On Mon, Dec 31, 2012 at 6:50 PM, Jan Dubois <j...@activestate.com> wrote:
> Mostly I would prohibit sharing of directories between Perl installations,
> and even within a single installation, the sharing of directories between
> install locations.
>
> E.g. the default configuration right now has $Config{installbin} and
> $Config{installsitebin} pointing to the the same directory.
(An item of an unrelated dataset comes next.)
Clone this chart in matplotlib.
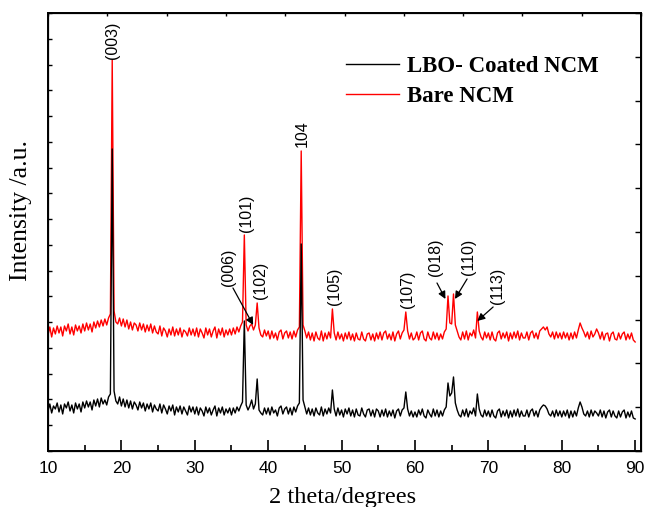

This means that
> if you install ExtUtils::ParseXS from CPAN, you end up with the new version
> of the module in $Config{installsitelib}, but the xsubpp script installed
> into $Config{installsitebin} will overwrite the core version already in
> $Config{installbin} because they are the same directory.
>
> This means it is now impossible to remove the ExtUtils::ParseXS module from
> the "site" install location and reverting to the core version.
>
> Even if you don't care about "delete" functionality in your package manager,
> you may still want to preserve the integrity of core install. Otherwise it
> is possible that the package manager updates a package it relies upon itself
> that breaks the package manager. Then it is impossible to fix this situation
> for a regular user without doing a complete reinstall of Perl itself.
>
> For this reason the ActivePerl package manager explicitly removes the "site"
> directories from @INC and only uses the modules originally included in the
> distribution.

I think that would clash with most vendor distributed perls (or at
least it does with both Debian and Red Hat). It would be nice if this
system was instead able to integrate with them instead of them nuking
it to prevent users from doing something stupid.